▸ **Exercise objective**: Repeat the data below exactly, dropping any pictures it holds.

◇ ◇ ◇ ◇ ◇ ◇ ◇

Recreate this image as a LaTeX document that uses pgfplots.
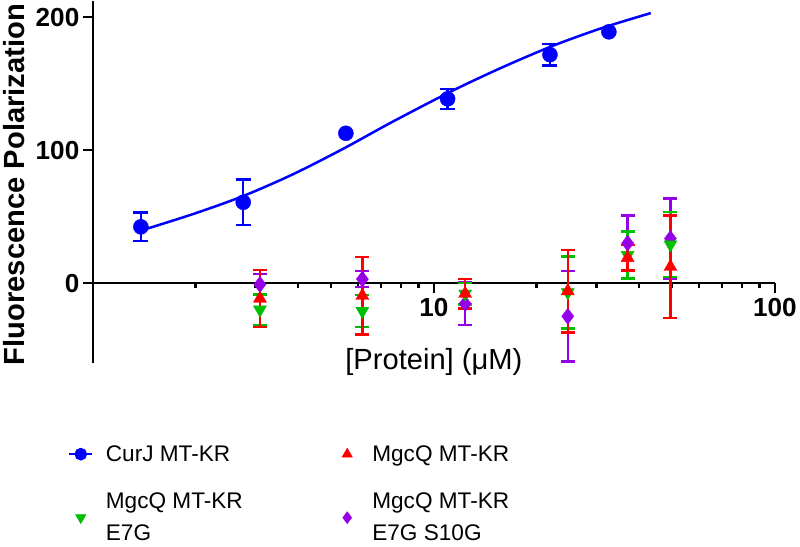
\documentclass[border=0pt]{standalone}
\usepackage{fontspec}
\setmainfont{Liberation Sans}
\usepackage{pgfplots}
\pgfplotsset{compat=1.18}
\definecolor{cblue}{RGB}{0,0,255}
\definecolor{cred}{RGB}{255,0,0}
\definecolor{cgreen}{RGB}{0,190,0}
\definecolor{cpurple}{RGB}{150,0,230}
\pgfplotsset{
  bluelegend/.style={legend image code/.code={\path[draw=none,fill=none] (-12pt,0pt)--(23pt,0pt);\draw[mark repeat=2,mark phase=2,##1] plot coordinates {(-11.5pt,0pt)(0pt,0pt)(11.5pt,0pt)};}},
  marklegend/.style={legend image code/.code={\path[draw=none,fill=none] (-12pt,0pt)--(23pt,0pt);\draw[##1] plot coordinates {(0pt,0pt)};}}
}
\begin{document}
\begin{tikzpicture}
\begin{axis}[
  scale only axis, width=679pt, height=360pt,
  xmode=log, xmin=1, xmax=100, ymin=-60, ymax=212,
  axis x line=middle, axis y line=left,
  axis line style={line width=2.5pt,-},
  xtick={10,100}, xticklabels={10,100},
  minor xtick={2,3,4,5,6,7,8,9,20,30,40,50,60,70,80,90},
  ytick={0,100,200}, yticklabels={0,100,200},
  tick style={line width=2.5pt,black},
  major tick length=10pt, minor tick length=5pt,
  tick align=outside,
  ticklabel style={font=\fontsize{26}{30}\selectfont\bfseries},
  xticklabel style={yshift=-2pt},
  every axis y label/.style={at={(axis description cs:-0.1156,0.493)},rotate=90,anchor=center,font=\fontsize{29}{34}\selectfont\bfseries},
  every axis x label/.style={at={(axis description cs:0.5,0)},anchor=center,yshift=1pt,font=\fontsize{29}{34}\selectfont},
  ylabel={Fluorescence Polarization},
  xlabel={[Protein] (μM)},
  legend style={at={(axis description cs:-0.0412,-0.217)},anchor=north west,draw=none,fill=none,
    font=\fontsize{22.5}{32}\selectfont,row sep=26pt,cells={anchor=west,align=left},
    /tikz/every even column/.append style={column sep=90pt}},
  legend columns=2,
]
\addlegendimage{cblue,line width=2.5pt,mark=*,mark size=5pt,bluelegend}
\addlegendentry{CurJ MT-KR}
\addlegendimage{only marks,cred,mark=triangle*,mark size=6pt,marklegend}
\addlegendentry{MgcQ MT-KR}
\addlegendimage{only marks,cgreen,mark=triangle*,mark size=6pt,mark options={rotate=180},marklegend}
\addlegendentry{MgcQ MT-KR\\E7G}
\addlegendimage{only marks,cpurple,mark=diamond*,mark size=6pt,marklegend}
\addlegendentry{MgcQ MT-KR\\E7G S10G}

% purple
\addplot[forget plot,only marks,cpurple,mark=diamond*,mark size=8pt,
  error bars/.cd,y dir=both,y explicit,
  error bar style={line width=2.5pt,cpurple},
  error mark options={rotate=90,mark size=7pt,line width=2.5pt,cpurple}]
  table[x=x,y=y,y error=e]{
x y e
3.09 -1 8
6.17 3 6
12.35 -15.5 16
24.7 -25 34
37 30 21
49.4 33.5 30
};
% green
\addplot[forget plot,only marks,cgreen,mark=triangle*,mark size=7.5pt,mark options={rotate=180},
  error bars/.cd,y dir=both,y explicit,
  error bar style={line width=2.5pt,cgreen},
  error mark options={rotate=90,mark size=7pt,line width=2.5pt,cgreen}]
  table[x=x,y=y,y error=e]{
x y e
3.09 -20 11.5
6.17 -21 12
12.35 -8 8
24.7 -7 27
37 21 17.7
49.4 29 24.5
};
% red
\addplot[forget plot,only marks,cred,mark=triangle*,mark size=7.5pt,
  error bars/.cd,y dir=both,y explicit,
  error bar style={line width=2.5pt,cred},
  error mark options={rotate=90,mark size=7pt,line width=2.5pt,cred}]
  table[x=x,y=y,y error=e]{
x y e
3.09 -11.6 21.6
6.17 -9.5 29
12.35 -8 11
24.7 -6 31
37 19 9.5
49.4 12.3 38.7
};
% blue fit curve
\addplot[forget plot,cblue,line width=2.5pt,smooth,no marks] coordinates {
(1.383,39.5)(1.961,51.8)(2.748,65.3)(3.851,81.7)(5.40,100.8)(7.56,121.3)
(11.34,144.7)(15.91,162.4)(22.29,178.4)(31.23,192.0)(43.28,203.1)};
% blue points
\addplot[forget plot,only marks,cblue,mark=*,mark size=7.5pt,
  error bars/.cd,y dir=both,y explicit,
  error bar style={line width=2.5pt,cblue},
  error mark options={rotate=90,mark size=7.5pt,line width=2.5pt,cblue}]
  table[x=x,y=y,y error=e]{
x y e
1.383 42.3 10.8
2.76 60.8 17.2
10.97 138.6 7.5
21.9 171.8 8
};
\addplot[forget plot,only marks,cblue,mark=*,mark size=7.5pt]
  coordinates {(5.52,112.7)(32.6,189)};
\end{axis}
\end{tikzpicture}
\end{document}
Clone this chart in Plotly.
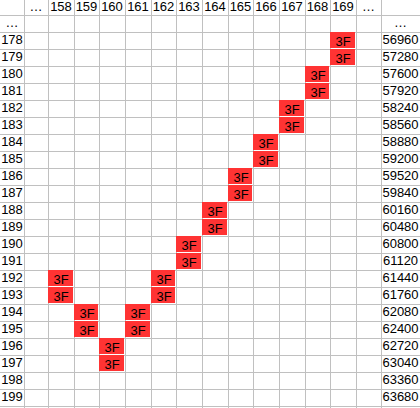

◇ ◇ ◇ ◇ ◇ ◇ ◇

▸ **Solution**:
Recreate this image as a LaTeX document that uses pgfplots.
\documentclass[border=0pt]{standalone}
\usepackage{fontspec}
\setmainfont{Liberation Sans}
\usepackage{pgfplots}
\pgfplotsset{compat=1.18}
\definecolor{cblue}{RGB}{0,0,255}
\definecolor{cred}{RGB}{255,0,0}
\definecolor{cgreen}{RGB}{0,190,0}
\definecolor{cpurple}{RGB}{150,0,230}
\pgfplotsset{
  bluelegend/.style={legend image code/.code={\path[draw=none,fill=none] (-12pt,0pt)--(23pt,0pt);\draw[mark repeat=2,mark phase=2,##1] plot coordinates {(-11.5pt,0pt)(0pt,0pt)(11.5pt,0pt)};}},
  marklegend/.style={legend image code/.code={\path[draw=none,fill=none] (-12pt,0pt)--(23pt,0pt);\draw[##1] plot coordinates {(0pt,0pt)};}}
}
\begin{document}
\begin{tikzpicture}
\begin{axis}[
  scale only axis, width=679pt, height=360pt,
  xmode=log, xmin=1, xmax=100, ymin=-60, ymax=212,
  axis x line=middle, axis y line=left,
  axis line style={line width=2.5pt,-},
  xtick={10,100}, xticklabels={10,100},
  minor xtick={2,3,4,5,6,7,8,9,20,30,40,50,60,70,80,90},
  ytick={0,100,200}, yticklabels={0,100,200},
  tick style={line width=2.5pt,black},
  major tick length=10pt, minor tick length=5pt,
  tick align=outside,
  ticklabel style={font=\fontsize{26}{30}\selectfont\bfseries},
  xticklabel style={yshift=-2pt},
  every axis y label/.style={at={(axis description cs:-0.1156,0.493)},rotate=90,anchor=center,font=\fontsize{29}{34}\selectfont\bfseries},
  every axis x label/.style={at={(axis description cs:0.5,0)},anchor=center,yshift=1pt,font=\fontsize{29}{34}\selectfont},
  ylabel={Fluorescence Polarization},
  xlabel={[Protein] (μM)},
  legend style={at={(axis description cs:-0.0412,-0.217)},anchor=north west,draw=none,fill=none,
    font=\fontsize{22.5}{32}\selectfont,row sep=26pt,cells={anchor=west,align=left},
    /tikz/every even column/.append style={column sep=90pt}},
  legend columns=2,
]
\addlegendimage{cblue,line width=2.5pt,mark=*,mark size=5pt,bluelegend}
\addlegendentry{CurJ MT-KR}
\addlegendimage{only marks,cred,mark=triangle*,mark size=6pt,marklegend}
\addlegendentry{MgcQ MT-KR}
\addlegendimage{only marks,cgreen,mark=triangle*,mark size=6pt,mark options={rotate=180},marklegend}
\addlegendentry{MgcQ MT-KR\\E7G}
\addlegendimage{only marks,cpurple,mark=diamond*,mark size=6pt,marklegend}
\addlegendentry{MgcQ MT-KR\\E7G S10G}

% purple
\addplot[forget plot,only marks,cpurple,mark=diamond*,mark size=8pt,
  error bars/.cd,y dir=both,y explicit,
  error bar style={line width=2.5pt,cpurple},
  error mark options={rotate=90,mark size=7pt,line width=2.5pt,cpurple}]
  table[x=x,y=y,y error=e]{
x y e
3.09 -1 8
6.17 3 6
12.35 -15.5 16
24.7 -25 34
37 30 21
49.4 33.5 30
};
% green
\addplot[forget plot,only marks,cgreen,mark=triangle*,mark size=7.5pt,mark options={rotate=180},
  error bars/.cd,y dir=both,y explicit,
  error bar style={line width=2.5pt,cgreen},
  error mark options={rotate=90,mark size=7pt,line width=2.5pt,cgreen}]
  table[x=x,y=y,y error=e]{
x y e
3.09 -20 11.5
6.17 -21 12
12.35 -8 8
24.7 -7 27
37 21 17.7
49.4 29 24.5
};
% red
\addplot[forget plot,only marks,cred,mark=triangle*,mark size=7.5pt,
  error bars/.cd,y dir=both,y explicit,
  error bar style={line width=2.5pt,cred},
  error mark options={rotate=90,mark size=7pt,line width=2.5pt,cred}]
  table[x=x,y=y,y error=e]{
x y e
3.09 -11.6 21.6
6.17 -9.5 29
12.35 -8 11
24.7 -6 31
37 19 9.5
49.4 12.3 38.7
};
% blue fit curve
\addplot[forget plot,cblue,line width=2.5pt,smooth,no marks] coordinates {
(1.383,39.5)(1.961,51.8)(2.748,65.3)(3.851,81.7)(5.40,100.8)(7.56,121.3)
(11.34,144.7)(15.91,162.4)(22.29,178.4)(31.23,192.0)(43.28,203.1)};
% blue points
\addplot[forget plot,only marks,cblue,mark=*,mark size=7.5pt,
  error bars/.cd,y dir=both,y explicit,
  error bar style={line width=2.5pt,cblue},
  error mark options={rotate=90,mark size=7.5pt,line width=2.5pt,cblue}]
  table[x=x,y=y,y error=e]{
x y e
1.383 42.3 10.8
2.76 60.8 17.2
10.97 138.6 7.5
21.9 171.8 8
};
\addplot[forget plot,only marks,cblue,mark=*,mark size=7.5pt]
  coordinates {(5.52,112.7)(32.6,189)};
\end{axis}
\end{tikzpicture}
\end{document}
Clone this chart in Plotly.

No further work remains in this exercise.